**TASK GOAL**
In this exercise, the entries below include pictures. Repeat exactly the lines from the line with "Recreate this image as a Python" to the line with "import matplotlib.pyplot as plt", including both, but without the pictures.

**MATERIAL FOR THIS TASK**
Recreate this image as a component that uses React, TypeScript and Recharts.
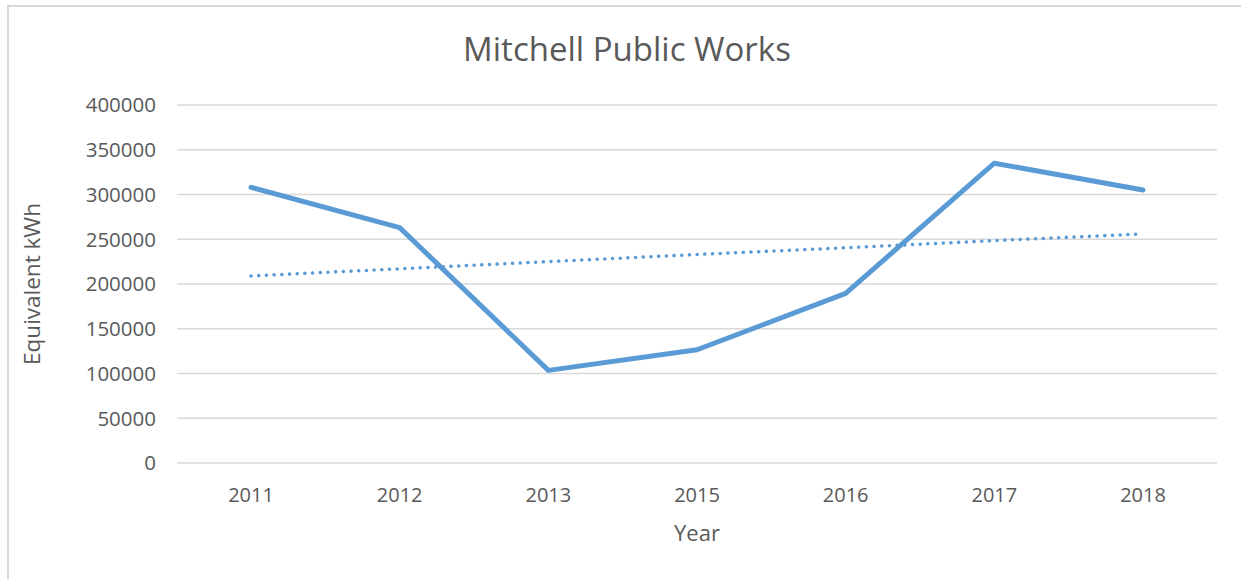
import { CartesianGrid, Label, Line, LineChart, XAxis, YAxis } from "recharts";

const years = ["2011", "2012", "2013", "2015", "2016", "2017", "2018"];
const kwh = [308000, 263000, 103500, 126500, 189500, 335000, 305000];
// linear trendline
const trend = [209000, 217000, 225000, 233000, 240500, 248500, 256000];
const yTicks = [0, 50000, 100000, 150000, 200000, 250000, 300000, 350000, 400000];

const data = years.map((year, i) => ({ year, kwh: kwh[i], trend: trend[i] }));

const font = "'Open Sans', sans-serif";
const textColor = "#595959";

export default function App() {
  return (
    <div
      style={{
        position: "absolute",
        left: 0,
        top: 0,
        width: 1241,
        height: 579,
        background: "#fff",
        fontFamily: font,
      }}
    >
      <div
        style={{
          position: "absolute",
          left: 7,
          top: 5,
          right: 0,
          bottom: 0,
          borderLeft: "2px solid #d9d9d9",
          borderTop: "2px solid #d9d9d9",
        }}
      />
      <div
        style={{
          position: "absolute",
          left: 0,
          width: 1254,
          top: 26,
          textAlign: "center",
          fontSize: 33,
          color: textColor,
        }}
      >
        Mitchell Public Works
      </div>
      <LineChart
        width={1241}
        height={579}
        data={data}
        margin={{ top: 105, right: 24, left: 17, bottom: 36 }}
        style={{ position: "absolute", left: 0, top: 0 }}
      >
        <CartesianGrid vertical={false} stroke="#d9d9d9" strokeWidth={1.5} />
        <XAxis
          dataKey="year"
          axisLine={false}
          tickLine={false}
          tickSize={0}
          tickMargin={25}
          height={80}
          padding={{ left: 74, right: 74 }}
          tick={{ fill: textColor, fontSize: 20, fontFamily: font }}
        >
          <Label
            value="Year"
            position="insideBottom"
            offset={2}
            style={{ fill: textColor, fontSize: 22, fontFamily: font }}
          />
        </XAxis>
        <YAxis
          domain={[0, 400000]}
          ticks={yTicks}
          axisLine={false}
          tickLine={false}
          tickSize={0}
          tickMargin={21}
          width={160}
          tick={{ fill: textColor, fontSize: 20.5, fontFamily: font }}
        >
          <Label
            value="Equivalent kWh"
            angle={-90}
            position="insideLeft"
            offset={15}
            style={{ fill: textColor, fontSize: 22.5, fontFamily: font, textAnchor: "middle" }}
          />
        </YAxis>
        <Line
          type="linear"
          dataKey="kwh"
          stroke="#5b9bd5"
          strokeWidth={5}
          strokeLinecap="round"
          strokeLinejoin="round"
          dot={false}
          activeDot={false}
          isAnimationActive={false}
        />
        <Line
          type="linear"
          dataKey="trend"
          stroke="#5b9bd5"
          strokeWidth={3.5}
          strokeLinecap="round"
          strokeDasharray="0.1 7.6"
          dot={false}
          activeDot={false}
          isAnimationActive={false}
        />
      </LineChart>
    </div>
  );
}
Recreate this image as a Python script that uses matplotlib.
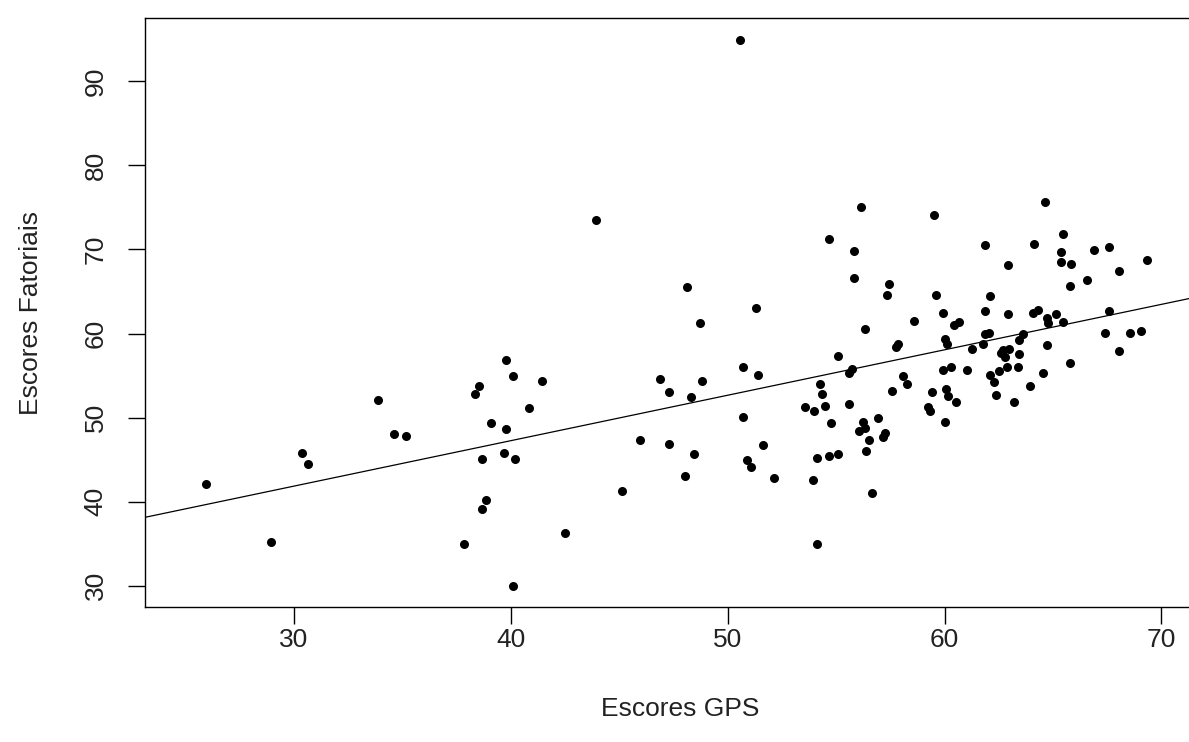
import matplotlib
matplotlib.use('Agg')
import matplotlib.pyplot as plt

# GPS scores (x) and factor scores (y), one pair per respondent
gps = [25.93, 28.94, 30.39, 30.64, 33.89, 34.63, 35.15,
       43.94, 39.76, 40.10, 38.52, 38.34, 41.44, 40.84, 48.12, 48.71, 46.86,
       47.28, 48.29, 48.80, 39.09, 39.76, 38.66, 39.67, 40.18, 38.84, 38.66,
       37.83, 40.09, 42.51, 45.11, 45.94, 47.28, 48.46, 48.04,
       50.55, 56.16, 59.51, 54.66, 55.82, 55.82, 57.42, 57.34, 59.59, 51.30,
       59.94, 58.59,
       56.32, 60.02, 60.10, 57.76, 57.87, 55.07, 50.72, 51.40, 55.73, 55.58,
       59.94, 58.08, 58.27, 60.06, 60.16, 59.43, 57.57, 54.24, 54.33, 54.50,
       53.56, 53.99, 55.58, 59.25, 59.34, 60.00, 50.72, 54.75, 56.24, 56.33,
       56.07, 56.92, 57.25, 57.14, 56.51, 56.40, 51.64, 50.89, 51.06, 52.15,
       54.13, 54.66, 55.07, 53.92, 56.65, 54.13,
       64.63, 65.46, 61.86, 64.12, 66.89, 67.57, 65.38, 65.35, 65.81, 69.32,
       62.94, 68.05, 66.55, 65.80, 62.11, 61.86, 62.94, 64.10, 64.30, 64.71,
       65.12, 64.78, 65.44, 67.57, 60.43, 60.66, 61.86, 62.05, 61.76, 61.27,
       63.63, 63.45, 64.71, 62.71, 62.97, 62.59, 62.80, 63.45, 67.38, 68.56,
       69.05, 68.05, 65.80,
       60.30, 61.02, 60.51, 62.09, 62.28, 62.53, 62.86, 63.37, 62.37, 63.20,
       63.94, 64.54]
fatoriais = [42.1, 35.2, 45.8, 44.5, 52.1, 48.0, 47.8,
             73.5, 56.8, 54.9, 53.8, 52.8, 54.4, 51.1, 65.5, 61.2, 54.6,
             53.0, 52.5, 54.3, 49.3, 48.6, 45.1, 45.8, 45.1, 40.2, 39.1,
             35.0, 30.0, 36.3, 41.3, 47.3, 46.9, 45.6, 43.0,
             94.9, 75.0, 74.1, 71.3, 69.8, 66.6, 65.9, 64.6, 64.6, 63.0,
             62.4, 61.5,
             60.5, 59.3, 58.7, 58.4, 58.7, 57.3, 56.0, 55.1, 55.8, 55.3,
             55.7, 54.9, 54.0, 53.4, 52.6, 53.0, 53.2, 54.0, 52.8, 51.4,
             51.2, 50.8, 51.6, 51.2, 50.8, 49.5, 50.1, 49.3, 49.5, 48.7,
             48.4, 49.9, 48.2, 47.7, 47.3, 46.0, 46.7, 45.0, 44.1, 42.8,
             45.2, 45.4, 45.6, 42.6, 41.0, 35.0,
             75.7, 71.8, 70.5, 70.7, 69.9, 70.3, 69.7, 68.5, 68.3, 68.8,
             68.1, 67.4, 66.4, 65.7, 64.5, 62.7, 62.3, 62.5, 62.8, 61.9,
             62.3, 61.2, 61.4, 62.7, 61.0, 61.4, 59.9, 60.1, 58.8, 58.2,
             59.9, 59.2, 58.6, 58.0, 58.1, 57.7, 57.2, 57.6, 60.1, 60.1,
             60.3, 57.9, 56.5,
             56.0, 55.7, 51.8, 55.1, 54.2, 55.5, 56.0, 56.0, 52.7, 51.8,
             53.8, 55.3]

# fitted line y = a + b*x
intercept = 25.6
slope = 0.541

xticks = [30, 40, 50, 60, 70]
yticks = [30, 40, 50, 60, 70, 80, 90]

plt.rcParams['font.family'] = 'Liberation Sans'

fig = plt.figure(figsize=(11.89, 7.42), dpi=100)
ax = fig.add_axes([145 / 1189, 1 - 606.7 / 742, 1070.7 / 1189, 588.4 / 742])

ax.plot(gps, fatoriais, 'o', color='black', markersize=6.5, markeredgewidth=0)
ax.axline((0, intercept), slope=slope, color='black', linewidth=0.9)

ax.set_xlim(23.14, 72.5)
ax.set_ylim(27.48, 97.52)
ax.set_xticks(xticks)
ax.set_yticks(yticks)
ax.set_yticklabels([str(v) for v in yticks], rotation=90, va='center')

for s in ax.spines.values():
    s.set_linewidth(1.0)
ax.tick_params(axis='both', length=12, width=1.0, labelsize=19, color='black',
               labelcolor='#222222')
ax.tick_params(axis='x', pad=3)
ax.tick_params(axis='y', pad=15)

ax.set_xlabel('Escores GPS', fontsize=19, labelpad=33, color='#222222')
ax.set_ylabel('Escores Fatoriais', fontsize=19, labelpad=29, color='#222222')

fig.savefig('out.png', dpi=100)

**FINISHED TASK**
Recreate this image as a Python script that uses matplotlib.
import matplotlib
matplotlib.use('Agg')
import matplotlib.pyplot as plt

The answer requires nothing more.